##### Dataset extract #####
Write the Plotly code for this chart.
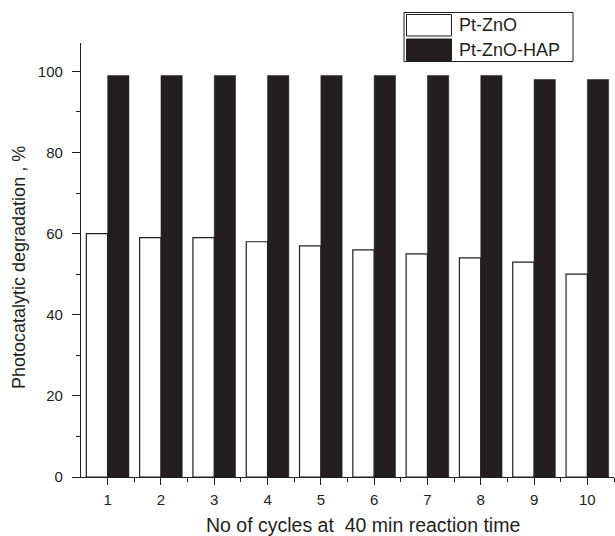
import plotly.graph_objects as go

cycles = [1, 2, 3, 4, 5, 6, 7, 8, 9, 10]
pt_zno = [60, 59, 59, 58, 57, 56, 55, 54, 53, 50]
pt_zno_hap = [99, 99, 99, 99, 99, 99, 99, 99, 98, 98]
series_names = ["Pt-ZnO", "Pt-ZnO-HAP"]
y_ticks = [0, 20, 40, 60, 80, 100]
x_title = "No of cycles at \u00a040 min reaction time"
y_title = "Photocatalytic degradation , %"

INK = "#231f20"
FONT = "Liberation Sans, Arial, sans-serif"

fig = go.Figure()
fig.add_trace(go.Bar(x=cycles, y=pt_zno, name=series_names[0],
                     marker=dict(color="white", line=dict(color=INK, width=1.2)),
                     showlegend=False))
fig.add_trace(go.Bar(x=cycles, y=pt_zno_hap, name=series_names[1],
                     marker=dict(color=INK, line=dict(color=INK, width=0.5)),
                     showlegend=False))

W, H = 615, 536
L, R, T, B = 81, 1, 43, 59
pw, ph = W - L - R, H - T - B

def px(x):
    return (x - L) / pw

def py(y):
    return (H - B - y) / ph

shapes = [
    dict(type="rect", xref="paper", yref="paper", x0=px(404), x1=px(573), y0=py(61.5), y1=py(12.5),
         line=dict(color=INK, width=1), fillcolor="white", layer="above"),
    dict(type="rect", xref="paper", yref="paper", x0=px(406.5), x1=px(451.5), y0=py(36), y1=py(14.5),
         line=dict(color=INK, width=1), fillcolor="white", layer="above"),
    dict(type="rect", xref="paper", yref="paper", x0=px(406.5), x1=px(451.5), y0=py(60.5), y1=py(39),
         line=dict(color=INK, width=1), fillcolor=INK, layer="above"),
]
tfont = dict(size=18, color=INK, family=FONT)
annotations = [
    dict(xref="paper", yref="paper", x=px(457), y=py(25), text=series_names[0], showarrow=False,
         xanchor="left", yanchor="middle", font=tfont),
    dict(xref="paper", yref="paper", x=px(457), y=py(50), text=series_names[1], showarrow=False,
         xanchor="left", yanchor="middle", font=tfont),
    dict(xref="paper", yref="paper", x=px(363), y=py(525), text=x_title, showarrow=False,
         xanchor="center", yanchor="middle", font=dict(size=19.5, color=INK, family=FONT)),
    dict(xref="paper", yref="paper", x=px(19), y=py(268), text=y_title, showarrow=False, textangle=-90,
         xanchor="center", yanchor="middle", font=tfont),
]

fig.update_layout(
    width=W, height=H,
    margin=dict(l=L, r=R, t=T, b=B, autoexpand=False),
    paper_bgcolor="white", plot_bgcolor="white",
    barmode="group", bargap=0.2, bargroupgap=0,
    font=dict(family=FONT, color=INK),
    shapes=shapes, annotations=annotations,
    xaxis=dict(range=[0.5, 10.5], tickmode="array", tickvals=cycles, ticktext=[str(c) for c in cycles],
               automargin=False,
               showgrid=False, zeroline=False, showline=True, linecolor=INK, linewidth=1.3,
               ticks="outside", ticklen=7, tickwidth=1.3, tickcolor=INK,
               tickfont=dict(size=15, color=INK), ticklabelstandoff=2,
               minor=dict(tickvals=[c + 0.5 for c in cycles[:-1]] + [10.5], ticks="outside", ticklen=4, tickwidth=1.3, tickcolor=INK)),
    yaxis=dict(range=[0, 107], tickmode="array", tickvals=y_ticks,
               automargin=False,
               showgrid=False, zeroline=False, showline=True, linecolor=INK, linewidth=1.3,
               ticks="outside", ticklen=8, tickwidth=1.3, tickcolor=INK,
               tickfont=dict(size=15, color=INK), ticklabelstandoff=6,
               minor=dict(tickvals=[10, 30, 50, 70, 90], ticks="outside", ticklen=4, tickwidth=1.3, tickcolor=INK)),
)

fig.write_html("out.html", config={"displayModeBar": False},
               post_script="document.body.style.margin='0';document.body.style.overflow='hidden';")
#####
▶ Given exercise
Repeat, word for word and with no pictures, only the lines running from the beginning of the data to the line that contains "import plotly.graph_objects as go".

▶ Task solution
Write the Plotly code for this chart.
import plotly.graph_objects as go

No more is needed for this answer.